勿論安い葉巻も無いわけではないですが、1本2000円はします。(それを下回るものは正直言って吸うのも辛い。)

20本詰まったよくある紙タバコ1箱が大体600円程度なのでそう考えるとその値段の高さがよくわかると思います。(逆に言えば近年高騰化が叫ばれている紙タバコは1本あたり50円もしないと考えれば意外とそこまでめちゃめちゃ高い訳ではない。原価における税金比率はヤバいけど。)

勿論燃焼時間の違いもあるので単純に紙タバコ1本とシガー1本を比べるのはいささか暴論なのですがここでは一旦省略させて下さい。この辺は後ほど詳述します。


紙タバコは紙で細かく刻まれたタバコ葉が詰まって出来ているのに対して、葉巻は文字通りタバコの葉を巻いただけのものなので穴が無いよう虫食いにより注意を払ったり、巻くのに適した大きい葉を育てられるように気を使うなど、タバコ葉の生産コスト分がかかっている他、全体的な生産数も紙タバコよりも少ないため高額といった理由が考えられます。


二つ目の理由

管理コストなどの本品以外の金もかかるから。

葉巻は基本的にその辺のライターでは火をつけられません。

タバコと違い燃焼促進剤を含んだ紙で巻かれているわけでもないためです。

そのためガスバーナーの力業で炙るようにして火をつけるのがスタンダードになっています。

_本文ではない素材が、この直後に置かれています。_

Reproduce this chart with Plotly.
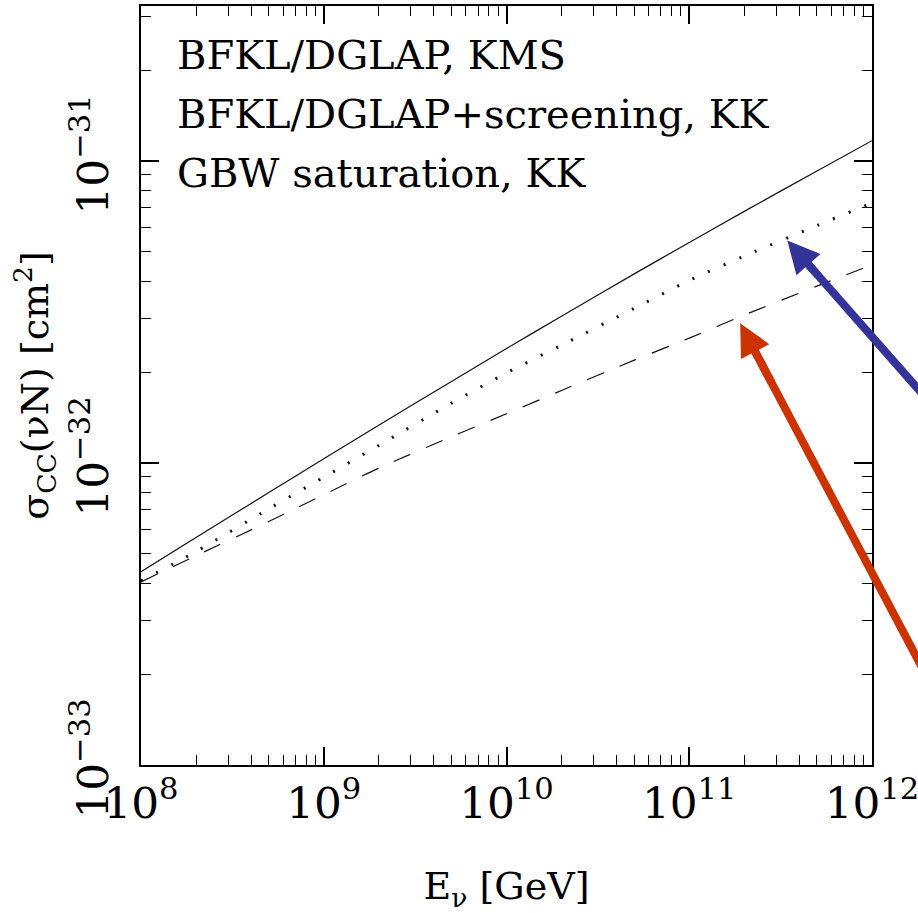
import numpy as np
import plotly.graph_objects as go

# Neutrino energy [GeV]
energy = [1e8, 2e8, 5e8, 1e9, 2e9, 5e9, 1e10, 2e10, 5e10, 1e11, 2e11, 5e11, 1e12]

# Charged-current cross sections [cm^2]
sigma_kms = [4.365e-33, 5.662e-33, 7.98e-33, 1.033e-32, 1.334e-32, 1.862e-32, 2.393e-32,
             3.062e-32, 4.227e-32, 5.37e-32, 6.808e-32, 9.268e-32, 1.167e-31]
sigma_screen = [4.07e-33, 5.09e-33, 7.05e-33, 8.97e-33, 1.143e-32, 1.578e-32, 1.986e-32,
                2.455e-32, 3.25e-32, 4.02e-32, 4.84e-32, 6.11e-32, 7.26e-32]
sigma_gbw = [4.04e-33, 4.93e-33, 6.40e-33, 7.85e-33, 9.61e-33, 1.222e-32, 1.455e-32,
             1.738e-32, 2.19e-32, 2.59e-32, 3.09e-32, 3.85e-32, 4.53e-32]

labels = ["BFKL/DGLAP, KMS", "BFKL/DGLAP+screening, KK", "GBW saturation, KK"]

# arrow tips (data) pointing at curves
blue_tip = (3.44e11, 5.45e-32)
red_tip = (1.9e11, 2.9e-32)

X_RANGE = [8, 12]
Y_RANGE = [-33, -30.487]

FONT = "DejaVu Serif"

fig = go.Figure()
fig.add_trace(go.Scatter(x=energy, y=sigma_kms, mode="lines",
                         line=dict(color="#111111", width=1.2, shape="spline", smoothing=0.8),
                         name=labels[0]))
fig.add_trace(go.Scatter(x=energy, y=sigma_screen, mode="lines",
                         line=dict(color="#111111", width=3, dash="2px,15px", shape="spline", smoothing=0.8),
                         name=labels[1]))
fig.add_trace(go.Scatter(x=energy, y=sigma_gbw, mode="lines",
                         line=dict(color="#111111", width=1.2, dash="18px,17px", shape="spline", smoothing=0.8),
                         name=labels[2]))

axis_common = dict(
    type="log", dtick=1, exponentformat="power", showexponent="all",
    ticks="inside", ticklen=18, tickwidth=1.5, tickcolor="black",
    showline=True, linecolor="black", linewidth=1.6, mirror="allticks",
    showgrid=False, zeroline=False, ticklabeloverflow="allow", automargin=False,
    minor=dict(ticks="inside", ticklen=10, tickwidth=1.3, tickcolor="black", showgrid=False),
    tickfont=dict(family=FONT, size=35, color="black"),
)

fig.update_xaxes(**axis_common, range=X_RANGE,
                 title=dict(text="E<sub>ν</sub> [GeV]", font=dict(family=FONT, size=38, color="black"),
                            standoff=48))
fig.update_yaxes(**axis_common, range=Y_RANGE, tickangle=-90, ticklabelstandoff=15,
                 title=dict(text="σ<sub>CC</sub>(νN) [cm<sup>2</sup>]",
                            font=dict(family=FONT, size=38, color="black"), standoff=2))

ys = [0.935, 0.858, 0.780]
for lab, yy in zip(labels, ys):
    fig.add_annotation(text=lab, xref="paper", yref="paper", x=0.046, y=yy,
                       xanchor="left", yanchor="middle", showarrow=False,
                       font=dict(family=FONT, size=40, color="black"))


def paper_pos(tip):
    px = (np.log10(tip[0]) - X_RANGE[0]) / (X_RANGE[1] - X_RANGE[0])
    py = (np.log10(tip[1]) - Y_RANGE[0]) / (Y_RANGE[1] - Y_RANGE[0])
    return px, py


for tip, color, dx, dy in [(blue_tip, "#333399", 1.0, 1.135), (red_tip, "#CC3300", 1.0, 1.893)]:
    px, py = paper_pos(tip)
    # long shaft running off the right edge of the figure
    fig.add_shape(type="line", xref="paper", yref="paper", xsizemode="pixel", ysizemode="pixel",
                  xanchor=px, yanchor=py, x0=14 * dx, y0=-14 * dy, x1=260 * dx, y1=-260 * dy,
                  line=dict(color=color, width=8), layer="above")
    # arrow head
    fig.add_annotation(x=np.log10(tip[0]), y=np.log10(tip[1]), xref="x", yref="y",
                       text="", showarrow=True, ax=32 * dx, ay=32 * dy, arrowhead=2,
                       arrowsize=0.8, arrowwidth=8, arrowcolor=color, standoff=0)

fig.update_layout(
    width=918, height=913, showlegend=False,
    margin=dict(l=141, r=46, t=6, b=148),
    paper_bgcolor="white", plot_bgcolor="white",
)

fig.write_html("out.html")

そのほか吸い口を作るためのシガーカッター(安く抑えることも出来ますが、富豪感ある高級品は10万円くらいします。)、あとは何よりも金というか手間がかかると思われるのは保存維持費だと思われます。

葉巻は風味を非常に重要視しているのでいい加減に管理していると香りが落ちたり、虫に食われることがあります。

美味しい葉巻をストックして味わうためには適切な湿度、温度、そして直射日光などから守れるような保管庫が必要になります。葉巻専用のワインセラーみたいなものと考えればわかりやすいかと思います。

富豪が毎回一本ずつシガーショップに買いに行くのは絵面としてありえないので、彼らは絶対家に保管庫があるに違いありません。


三つ目の理由

さてこれが一番個人的に主張したいポイントです。

一つ目の理由で燃焼時間に触れましたが、葉巻の燃焼時間は紙巻タバコと比べて遥かに長いです。

大体タバコ一本がせいぜい5、6分程度なのに対し、葉巻は40~1時間がスタンダードで、サイズによっては1時間半〜2時間もかかるのです。たった一本で。

サラリーマンがせかせかすき間時間に吸ってるのに対して、富豪はせわしなく働く必要がなく時間も無限にあるわけです。

そこで楽しむ嗜好品こそが葉巻なのです。

1時間でも2時間でもプッカプカ煙をくゆらせられるだけの”余裕”に溢れているのです。


富豪の本質はそこなのです。

現代的なベンチャー上がりの富豪はまた違うでしょうが、昔ながらの大地主やら大企業の会長などがせわしなく動き回っているイメージはあまりないと思います。

どちらかというとゆっくりと歩き、お付きがそれにならって後ろにぞろぞろとついてくるような緩慢なおっさんのイメージでしょう。

要は金持ちが葉巻を吸うのはコスト的な意味もありながらも、一番の理由は時間も生活もめちゃくちゃ余裕がある様を示す小道具なのだと思います。

そもそも最高級品の葉巻でも一本5万円ほどです。高くないわけではないですが、酒は一本何十万もするドンペリやら一本数百万するワインだってあるのでそこと比較すればそこまでめちゃくちゃに金のかかったものではないとわかります。




一般人でも葉巻を吸うことはできます。

ネットでも凝ったタバコ屋でも葉巻は売っていますし、数本の小ロット買いすれば味の劣化もまずないでしょう。

でも葉巻を吸っている人をあまり見ない理由は、手間も時間もかかる完全な嗜好品だからです。

そして吸い方も煙を肺ではなく、口腔で味わい、じっくりゆっくりとなるべく灰を落とさないように丁寧に吸うことが求められるためあまり動き回れず、咥えたばこで走り回る昔のデカみたいなことは絶対出来ません。基本安静です。

紙巻タバコが中毒物質を速やかに摂取するためだけのいわばストゼロのようなツールであれば、葉巻は少しずつ味わうVSOPブランデーのような完全なる趣味の嗜好品であり、両者は全く持って似て非なるものなのです。


とまあ長々と持論を述べさせていただきました。